СОБАЧЬЯ ЖИЗНЬ: в настоящее время это и есть жизнь человека, чей гений не в состоянии спасти его родину, человека, к которому все повернутся спиной, чью жизнь безнаказанно разрушат и кого лишат последнего слова и способа выражения, которого самым возмутительным образом повергают в отчаяние на потребу грязной обывательнице, полной ненависти, и во имя самого вопиющего лицемерия, которое только можно вообразить. Собачья жизнь. Когда на карту поставлен брак, священный союз, для закона гений – ничто. Собственно, для закона гений всегда ничто. Но отметая любопытство толпы, нечистоплотные козни адвокатов и всё это постыдное выставление напоказ личной жизни, которое только само тускнеет в собственном жутком свете, нынешние злоключения Шарло выявляют его истинный удел – удел гения. Лучше всех произведений они метят жизненные роли и ценность жизни. Внезапно становится понятным смысл того таинственного авторитета, которым несравненная сила выражения наделяет вдруг человека. Сразу понимаешь, какое место в мире на самом деле занимает гений. Он полностью захватывает человека, превращая его в понятный всем символ и добычу для рыщущих во мраке скотов. Гений призван указать миру моральную истину, которую вселенская глупость пытается заслонить и уничтожить. А значит спасибо тому, кто на гигантском экране, там, на западе – на горизонте, где одно за другим закатываются солнца, – заставляет ожить тени великих реалий человечества – реалий, быть может, неповторимых, высоко нравственных, тех, что дороже всего на земле. Сама эта земля уходит у вас из‑под ног. Спасибо за все ваши жертвы. Мы преклоняемся перед вами в благодарности и заявляем о готовности беззаветно вам служить.
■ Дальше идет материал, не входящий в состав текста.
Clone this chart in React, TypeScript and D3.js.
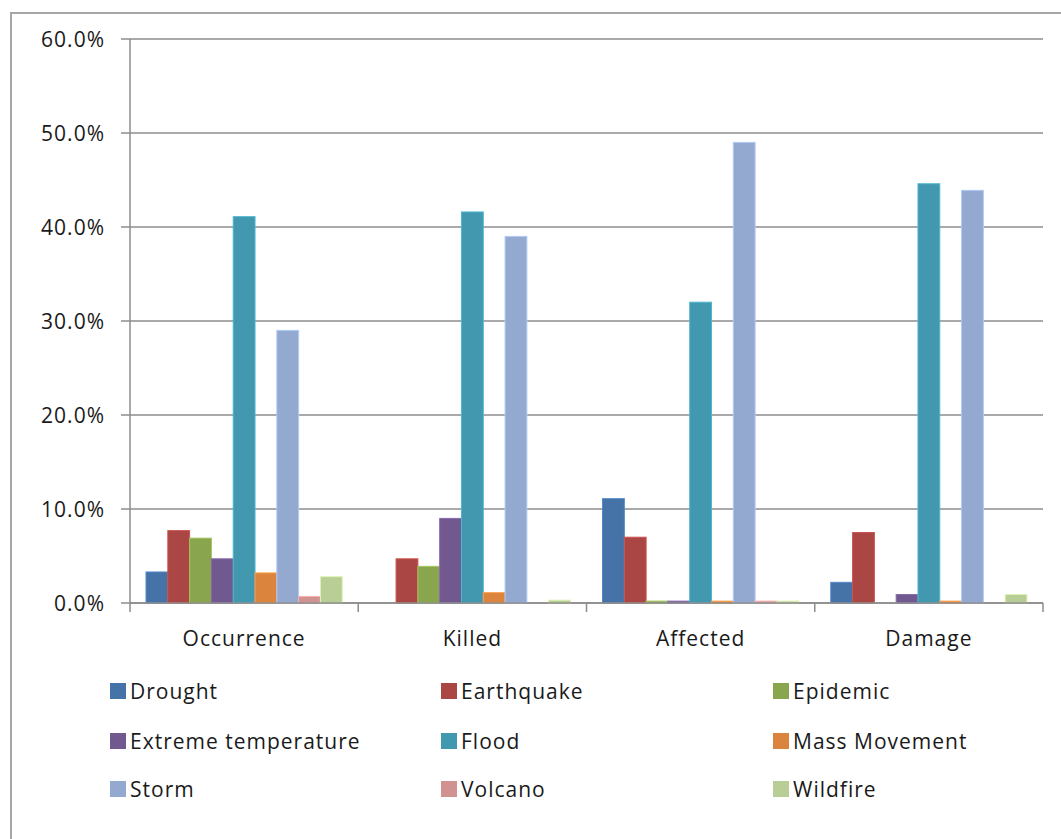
import React, { useEffect, useRef } from "react";
import * as d3 from "d3";

// Share of disaster impact by hazard type (percent)
const categories = ["Occurrence", "Killed", "Affected", "Damage"];
const seriesNames = [
  "Drought",
  "Earthquake",
  "Epidemic",
  "Extreme temperature",
  "Flood",
  "Mass Movement",
  "Storm",
  "Volcano",
  "Wildfire",
];
const drought = [3.3, 0.0, 11.1, 2.2];
const earthquake = [7.7, 4.7, 7.0, 7.5];
const epidemic = [6.9, 3.9, 0.2, 0.0];
const extremeTemperature = [4.7, 9.0, 0.2, 0.9];
const flood = [41.1, 41.6, 32.0, 44.6];
const massMovement = [3.2, 1.1, 0.2, 0.2];
const storm = [29.0, 39.0, 49.0, 43.9];
const volcano = [0.7, 0.0, 0.2, 0.0];
const wildfire = [2.8, 0.3, 0.2, 0.9];
const seriesValues = [
  drought,
  earthquake,
  epidemic,
  extremeTemperature,
  flood,
  massMovement,
  storm,
  volcano,
  wildfire,
];
const colors = [
  "#4572A7",
  "#AA4643",
  "#89A54E",
  "#71588F",
  "#4198AF",
  "#DB843D",
  "#93A9CF",
  "#D19392",
  "#B9CD96",
];
const yTicks = [0, 10, 20, 30, 40, 50, 60];

const W = 1061;
const H = 839;
const FONT = "'Open Sans', sans-serif";
const FONT_SIZE = 21;
const SPACING = 1;

export default function App() {
  const ref = useRef<SVGSVGElement>(null);

  useEffect(() => {
    const svg = d3.select(ref.current);
    svg.selectAll("*").remove();

    const left = 130;
    const right = 1043;
    const top = 39;
    const bottom = 603;

    // outer chart frame
    svg
      .append("rect")
      .attr("x", 11)
      .attr("y", 13)
      .attr("width", 1200)
      .attr("height", 1000)
      .attr("fill", "#fff")
      .attr("stroke", "#a6a6a6")
      .attr("stroke-width", 2);

    const y = d3.scaleLinear().domain([0, 60]).range([bottom, top]);
    const x0 = d3
      .scaleBand<string>()
      .domain(categories)
      .range([left, right])
      .paddingInner(0)
      .paddingOuter(0);
    const x1 = d3
      .scaleBand<string>()
      .domain(seriesNames)
      .range([0, x0.bandwidth()])
      .paddingInner(0)
      .paddingOuter(0.735);

    const grid = svg.append("g");
    yTicks.forEach((t) => {
      grid
        .append("line")
        .attr("x1", left - 9)
        .attr("x2", right)
        .attr("y1", y(t))
        .attr("y2", y(t))
        .attr("stroke", "#8c8c8c")
        .attr("stroke-width", 1.5);
      grid
        .append("text")
        .attr("x", 105)
        .attr("y", y(t))
        .attr("dy", "0.36em")
        .attr("text-anchor", "end")
        .attr("font-family", FONT)
        .attr("font-size", FONT_SIZE)
        .attr("letter-spacing", SPACING)
        .attr("fill", "#1a1a1a")
        .text(d3.format(".1f")(t) + "%");
    });

    // bars
    const groups = svg
      .append("g")
      .selectAll("g")
      .data(categories)
      .join("g")
      .attr("transform", (c) => `translate(${x0(c)},0)`);

    groups
      .selectAll("rect")
      .data((c, ci) =>
        seriesNames.map((s, si) => ({ s, si, v: seriesValues[si][ci] }))
      )
      .join("rect")
      .filter((d) => d.v > 0)
      .attr("x", (d) => x1(d.s)!)
      .attr("y", (d) => y(d.v))
      .attr("width", x1.bandwidth())
      .attr("height", (d) => bottom - y(d.v))
      .attr("fill", (d) => colors[d.si])
      .attr("stroke", (d) => d3.color(colors[d.si])!.brighter(0.5).formatHex())
      .attr("stroke-width", 1);

    // axes
    svg
      .append("line")
      .attr("x1", left)
      .attr("x2", left)
      .attr("y1", top)
      .attr("y2", bottom + 9)
      .attr("stroke", "#8c8c8c")
      .attr("stroke-width", 1.5);
    svg
      .append("line")
      .attr("x1", left)
      .attr("x2", right)
      .attr("y1", bottom)
      .attr("y2", bottom)
      .attr("stroke", "#8c8c8c")
      .attr("stroke-width", 1.5);
    categories.forEach((c) => {
      const xe = x0(c)! + x0.bandwidth();
      svg
        .append("line")
        .attr("x1", xe)
        .attr("x2", xe)
        .attr("y1", bottom)
        .attr("y2", bottom + 9)
        .attr("stroke", "#8c8c8c")
        .attr("stroke-width", 1.5);
      svg
        .append("text")
        .attr("x", x0(c)! + x0.bandwidth() / 2)
        .attr("y", 646)
        .attr("text-anchor", "middle")
        .attr("font-family", FONT)
        .attr("font-size", FONT_SIZE)
        .attr("letter-spacing", SPACING)
        .attr("fill", "#1a1a1a")
        .text(c);
    });

    // legend, three columns
    const colX = [110, 441, 773];
    const rowY = [691, 741, 789];
    seriesNames.forEach((s, i) => {
      const cx = colX[i % 3];
      const cy = rowY[Math.floor(i / 3)];
      svg
        .append("rect")
        .attr("x", cx)
        .attr("y", cy - 8)
        .attr("width", 16)
        .attr("height", 16)
        .attr("fill", colors[i]);
      svg
        .append("text")
        .attr("x", cx + 20)
        .attr("y", cy)
        .attr("dy", "0.36em")
        .attr("font-family", FONT)
        .attr("font-size", FONT_SIZE)
        .attr("letter-spacing", SPACING)
        .attr("fill", "#1a1a1a")
        .text(s);
    });
  }, []);

  return (
    <svg
      ref={ref}
      width={W}
      height={H}
      style={{ position: "absolute", left: 0, top: 0, background: "#fff" }}
    />
  );
}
Максим Александр, Луи Арагон, Арп, Жак Барон, Жак-Андре Буаффар, Андре Бретон, Жан Каррив, Робер Деснос, Марсель Дюамель, Поль Элюар, Макс Эрнст, Жан Жанбах, Камиль Гуманс, Поль Хореман, Юджин Джолас, Мишель Лейрис, Жорж Лембур, Жорж Малкин, Андре Массон, Макс Мориз, Пьер Навиль, Марсель Нолль, Поль Нуже, Эллиот Пол, Бенжамен Пере, Жак Превер, Реймон Кено, Ман Рэй, Жорж Садуль, Ив Танги, Ролан Тюаль, Пьер Юник

Пятидесятилетие истерии (1878–1928)

Мы, сюрреалисты, настаиваем на необходимости отметить пятидесятилетие истерии, величайшего поэтического открытия XIX века, что в особенности актуально сегодня, когда факт раздробленности самого понятия истерии ни у кого, кажется, не вызывает сомнений. Нам бесконечно дороги молодые истерички, идеальный пример которых предлагает нам анамнез восхитительной X. L. (Огюстины), поступившей в Сальпетриер1 под наблюдение доктора Шарко 21 октября 1875 года в возрасте 15 с половиной лет – а потому нас совершенно не занимают вымученные отрицания реальности органических расстройств, изничтожая которые, медики рассчитывают покончить с истерией как таковой. Подобные попытки вызывают лишь сожаление. Г-н Бабинский2, самый блестящий из умов, когда‑либо обращавшихся к данной проблеме, осмеливался утверждать в 1913 году: «Когда искреннее, глубинное переживание сотрясает душу человека, места для истерии не остаётся». И это ещё не самый прискорбный факт. Помнит ли Фрейд, стольким обязанный Шарко, о временах, когда, по дошедшим до нас свидетельствам, интерны Сальпетриер, путая свой профессиональный долг с любовными позывами, с наступлением ночи приглашали больных к себе или разделяли с ними ложе в их палатах? Затем для нужд медицинской профессии, правоту которой здесь поддержать просто нельзя, они терпеливо описывали якобы (sic) патологические страстные позы, которые были им (и остаются нам, чисто по‑человечески) столь ценны. Полвека спустя жива ли ещё школа Нанси3? Помнит ли обо всём этом доктор Люи4, если ещё не умер? Куда подевались наблюдения Нери5 за землетрясением в Мессине? Где те зуавы, которых «торпедировал» этот Реймон Руссель от науки – Кловис Венсан6?